# Scary screaming



## RAXL (Jul 9, 2004)

Scream Baffles Ohio Town


LIBERTY, Ohio -- An unusual and noisy mystery has people in a small town north of Middletown on edge, worried and asking questions.

Liberty, Ohio, is a quiet little community, except for one thing -- the scream.

Jamie Young told reporters she heard it while she and her husband were walking one evening.

“It scared me. I didn’t want to finish my walk,” Young said.

But instead of running into her house, she said she recorded the noise and sent a tape to the local newspaper.

With a sensitive microphone and some special ghost-hunting goggles, one reporter went hunting for the haunting sounds, traipsing boldly into the most likely spots -- from a graveyard to an old church where flea market dealer Walt Wilson sells some truly frightening things.
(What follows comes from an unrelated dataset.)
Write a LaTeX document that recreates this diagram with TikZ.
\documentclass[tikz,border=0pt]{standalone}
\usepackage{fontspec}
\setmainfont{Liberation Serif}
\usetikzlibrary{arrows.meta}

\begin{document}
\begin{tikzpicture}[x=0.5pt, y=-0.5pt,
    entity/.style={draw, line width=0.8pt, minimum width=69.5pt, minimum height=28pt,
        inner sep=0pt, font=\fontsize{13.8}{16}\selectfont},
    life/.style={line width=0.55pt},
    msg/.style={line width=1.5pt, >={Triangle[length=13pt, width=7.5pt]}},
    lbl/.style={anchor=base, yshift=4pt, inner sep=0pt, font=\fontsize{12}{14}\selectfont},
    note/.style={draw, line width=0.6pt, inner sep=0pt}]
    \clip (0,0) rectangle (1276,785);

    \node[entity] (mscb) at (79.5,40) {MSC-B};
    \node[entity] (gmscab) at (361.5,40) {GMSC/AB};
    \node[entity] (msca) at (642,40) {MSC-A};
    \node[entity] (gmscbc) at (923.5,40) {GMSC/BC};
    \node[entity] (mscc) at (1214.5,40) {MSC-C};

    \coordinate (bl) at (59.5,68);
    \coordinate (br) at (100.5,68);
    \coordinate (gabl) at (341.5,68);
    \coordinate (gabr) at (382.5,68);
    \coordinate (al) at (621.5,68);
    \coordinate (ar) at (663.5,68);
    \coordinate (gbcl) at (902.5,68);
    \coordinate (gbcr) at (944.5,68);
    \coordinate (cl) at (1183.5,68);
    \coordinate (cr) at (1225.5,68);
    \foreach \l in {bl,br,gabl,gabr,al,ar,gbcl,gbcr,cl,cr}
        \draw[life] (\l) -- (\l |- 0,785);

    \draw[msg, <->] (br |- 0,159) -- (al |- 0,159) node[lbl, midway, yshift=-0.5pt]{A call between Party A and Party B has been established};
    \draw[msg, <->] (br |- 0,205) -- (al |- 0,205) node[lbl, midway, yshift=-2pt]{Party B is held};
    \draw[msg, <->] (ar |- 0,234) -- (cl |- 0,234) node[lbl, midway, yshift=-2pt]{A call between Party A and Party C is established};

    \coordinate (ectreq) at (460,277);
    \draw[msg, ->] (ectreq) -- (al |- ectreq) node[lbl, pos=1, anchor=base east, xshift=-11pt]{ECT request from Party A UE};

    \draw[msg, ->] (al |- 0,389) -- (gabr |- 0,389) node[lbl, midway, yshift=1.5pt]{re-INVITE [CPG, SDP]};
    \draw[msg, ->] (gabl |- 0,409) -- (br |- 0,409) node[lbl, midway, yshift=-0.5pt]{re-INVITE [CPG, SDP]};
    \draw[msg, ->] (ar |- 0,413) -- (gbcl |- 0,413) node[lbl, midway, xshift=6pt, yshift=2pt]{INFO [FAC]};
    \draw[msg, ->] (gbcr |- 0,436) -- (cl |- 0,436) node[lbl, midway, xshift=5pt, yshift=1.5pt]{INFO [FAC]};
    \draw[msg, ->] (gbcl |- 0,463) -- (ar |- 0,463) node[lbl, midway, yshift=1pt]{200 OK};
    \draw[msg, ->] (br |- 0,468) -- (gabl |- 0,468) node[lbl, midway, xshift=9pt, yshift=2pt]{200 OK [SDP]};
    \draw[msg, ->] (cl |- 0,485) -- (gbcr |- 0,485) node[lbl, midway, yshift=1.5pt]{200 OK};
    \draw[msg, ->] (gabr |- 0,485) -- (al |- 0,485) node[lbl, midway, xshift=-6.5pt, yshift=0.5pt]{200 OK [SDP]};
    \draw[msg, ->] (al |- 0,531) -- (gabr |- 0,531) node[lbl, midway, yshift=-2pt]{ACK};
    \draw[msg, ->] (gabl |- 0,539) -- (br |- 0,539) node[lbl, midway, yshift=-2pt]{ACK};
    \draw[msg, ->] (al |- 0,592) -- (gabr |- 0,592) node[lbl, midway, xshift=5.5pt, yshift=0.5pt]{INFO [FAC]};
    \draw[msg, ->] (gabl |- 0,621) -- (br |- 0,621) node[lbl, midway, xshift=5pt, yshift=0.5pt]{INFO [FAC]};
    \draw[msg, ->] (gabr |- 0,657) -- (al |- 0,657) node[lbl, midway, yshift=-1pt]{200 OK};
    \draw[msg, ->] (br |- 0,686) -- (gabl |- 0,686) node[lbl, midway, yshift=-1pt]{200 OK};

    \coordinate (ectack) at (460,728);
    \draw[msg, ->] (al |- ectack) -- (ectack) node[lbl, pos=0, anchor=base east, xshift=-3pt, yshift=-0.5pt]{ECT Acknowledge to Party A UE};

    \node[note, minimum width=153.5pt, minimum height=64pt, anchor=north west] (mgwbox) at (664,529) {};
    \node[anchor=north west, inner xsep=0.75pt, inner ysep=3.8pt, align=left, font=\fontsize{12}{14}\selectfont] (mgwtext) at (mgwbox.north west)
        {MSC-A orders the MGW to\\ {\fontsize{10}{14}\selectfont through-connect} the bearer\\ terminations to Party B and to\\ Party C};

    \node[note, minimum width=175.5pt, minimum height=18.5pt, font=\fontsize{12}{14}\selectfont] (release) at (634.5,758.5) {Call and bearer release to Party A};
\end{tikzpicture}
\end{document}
But he’s not worried.

“I don’t think it’s going to wind up grabbing any of us and running off with us,” Wilson said.

Residents have no shortage of ideas about what’s making the sound, from cats to owls to something even scarier.

Townspeople said they called in an animal expert, who told them the noise didn’t come from an animal.
:ninja: :zombie:


----------



## Sinister (Apr 18, 2004)

A'shore an' begorrah! It be the cry of a Banshee, me boyo! Someone soon, is goin' ta die in tha house, ye mark mah words! :xbones:


----------